I would differentiate here between community and kinship. I admit, I don't feel much of a sense of community at Sunstone: there are too many different groups devoted to too many different doctrines and too many people who don't fit in to any group for there truly to be a community. But I don't see that as a bad thing. That lack of cohesiveness means there's room to ask your own questions, spend an hour listening to someone else's questions. You may not agree with people or change their minds, but no one even pretends that that needs to happen. And at each symposium I have been lucky enough to meet someone who becomes a genuine friend, who challenges and inspires me not only for one weekend in late summer, but all year long.

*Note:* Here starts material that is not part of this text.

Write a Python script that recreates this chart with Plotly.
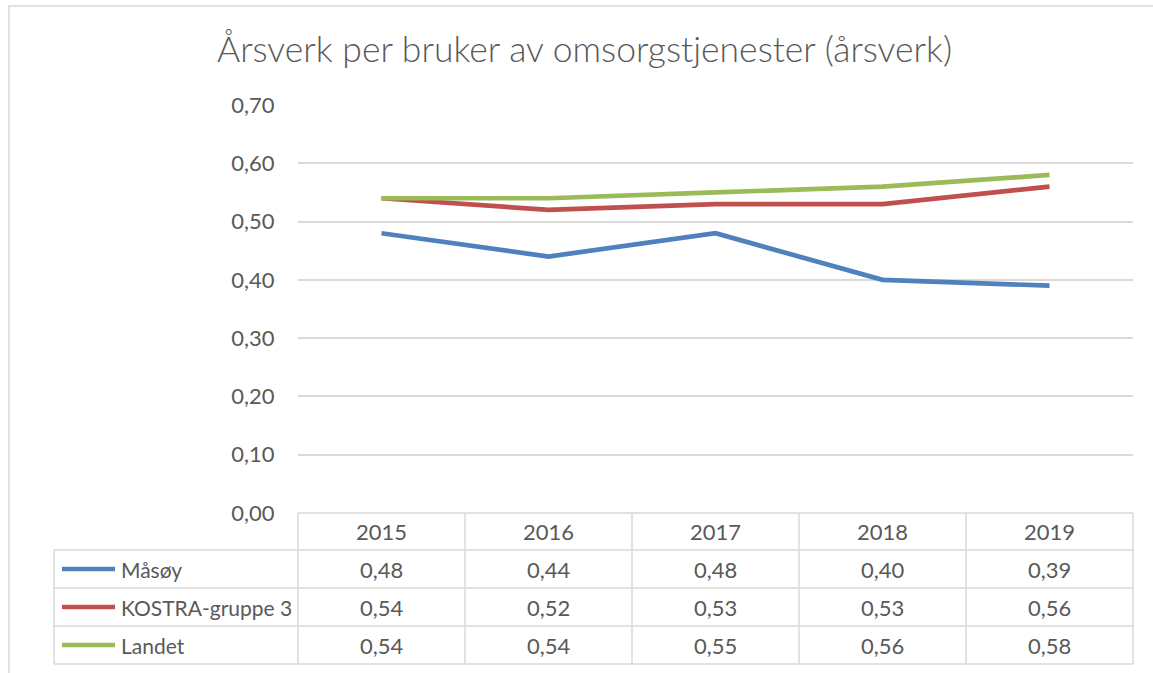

A yoga teacher once explained the spiritual quest to me this way: it's as if we're all wandering through some giant maze of a corn field, the stalks too high for us to see who or what is in the next row. But if we're lucky, we find people we can wave to at those moments when we come out of a row, before we forge back down the narrow paths of the field, just so we remember that others are pursuing the same quest, even though ultimately, we must all do it alone. I buy that explanation; it resonates with my experience. Sunstone for me is the end of a row: I come out, take a deep breath, look around; I greet others seekers and hear something about their quests; then I get on a plane and head home, where I plunge once more into the maze.